Element similarity in high-dimensional materials representations

TL;DR

This paper evaluates high-dimensional element representations derived from various physical and computational sources, demonstrating their effectiveness in clustering elements and improving crystal structure prediction over traditional methods.

Contribution

It introduces and assesses high-dimensional element embeddings from multiple data sources, showing their utility in materials science applications.

Findings

Element embeddings cluster into familiar groups.

Cosine similarity outperforms traditional radius ratio rules.

Embeddings improve crystal structure classification.

Abstract

The traditional display of elements in the periodic table is convenient for the study of chemistry and physics. However, the atomic number alone is insufficient for training statistical machine learning models to describe and extract composition-structure-property relationships.
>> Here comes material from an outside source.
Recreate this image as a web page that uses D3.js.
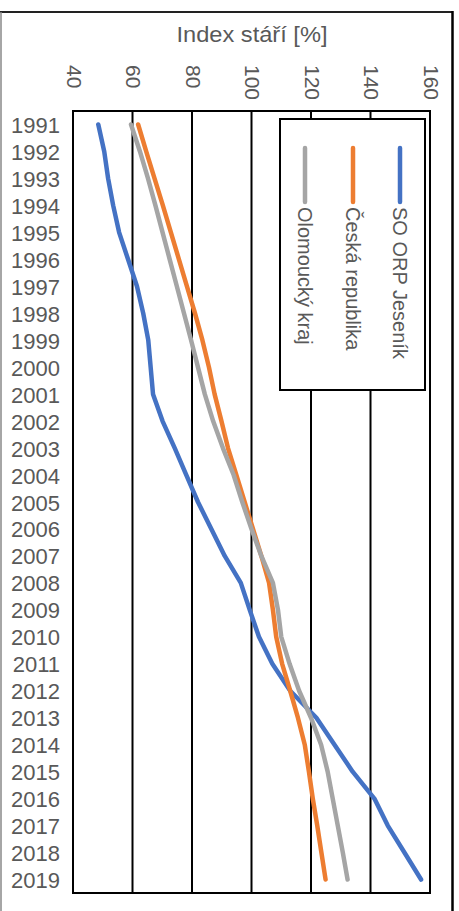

Here, we assess the similarity and correlations contained within high-dimensional local and distributed representations of the chemical elements, as implemented in an open-source Python package ElementEmbeddings. These include element vectors of up to 200 dimensions derived from known physical properties, crystal structure analysis, natural language processing, and deep learning models. A range of distance measures are compared and a clustering of elements into familiar groups is found using dimensionality reduction techniques. The cosine similarity is used to assess the utility of these metrics for crystal structure prediction, showing that they can outperform the traditional radius ratio rules for the structural classification of AB binary solids.